13.– En esta larga obra de reconstrucción (que debe ponerse al paso con el avance de la crisis de la forma de producción occidental y estadounidense, la cual posee todas las condiciones objetivas determinantes para que la misma se produzca a una distancia que cualquier diversión de política interna y mundial no podrá aumentar más allá de algún decenio), no se debe seguir al espejismo de que nuevas artimañas o alineaciones de algunos pretendidos estudiosos de la historia puedan valer más que las confirmaciones históricas ya dadas por los hechos a la construcción original marxista correctamente comprendida y seguida. Las condiciones ideológicas, de conciencia, y de voluntad, no son un problema distinto ni están reguladas por influjos distintos de las condiciones de hecho, de intereses y de fuerza.

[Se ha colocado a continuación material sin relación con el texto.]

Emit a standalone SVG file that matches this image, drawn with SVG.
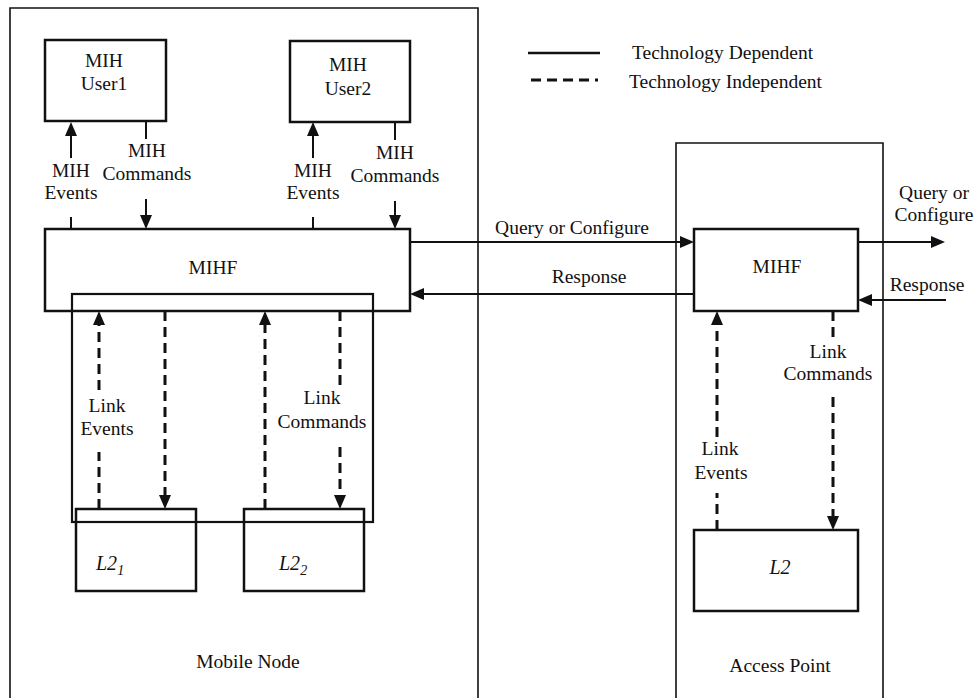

El partido comunista defiende la situación futura en la que se tendrá un tiempo reducido de trabajo y con fines útiles a la vida, y trabaja en función de ese resultado del porvenir, apoyándose por ello en todos los desarrollos reales. Dicha conquista, que parece míseramente expresada en horas y reducida a una cuenta material, representa una gigantesca victoria, la máxima posible, respecto a la necesidad que nos esclaviza y nos arrastra a todos. Incluso entonces, ya suprimidos el capitalismo y las clases, la especie humana estará sujeta a la necesidad impuesta por las fuerzas naturales, y el absoluto filosófico de la libertad seguirá siendo un delirio.
Quien, precisamente en la vorágine del mundo de hoy, en vez de encontrar el eje de la corriente, de esta noción impersonal de las condiciones futuras, en un trabajo que ha durado generaciones enteras, quiera ubicar nuevas recetas excitantes en el ámbito de su pobre cabeza y dicte fórmulas nuevas, debe ser considerado como más nocivo que los más malditos conformistas y servidores del sistema del capital, y que los sacerdotes de su eternidad.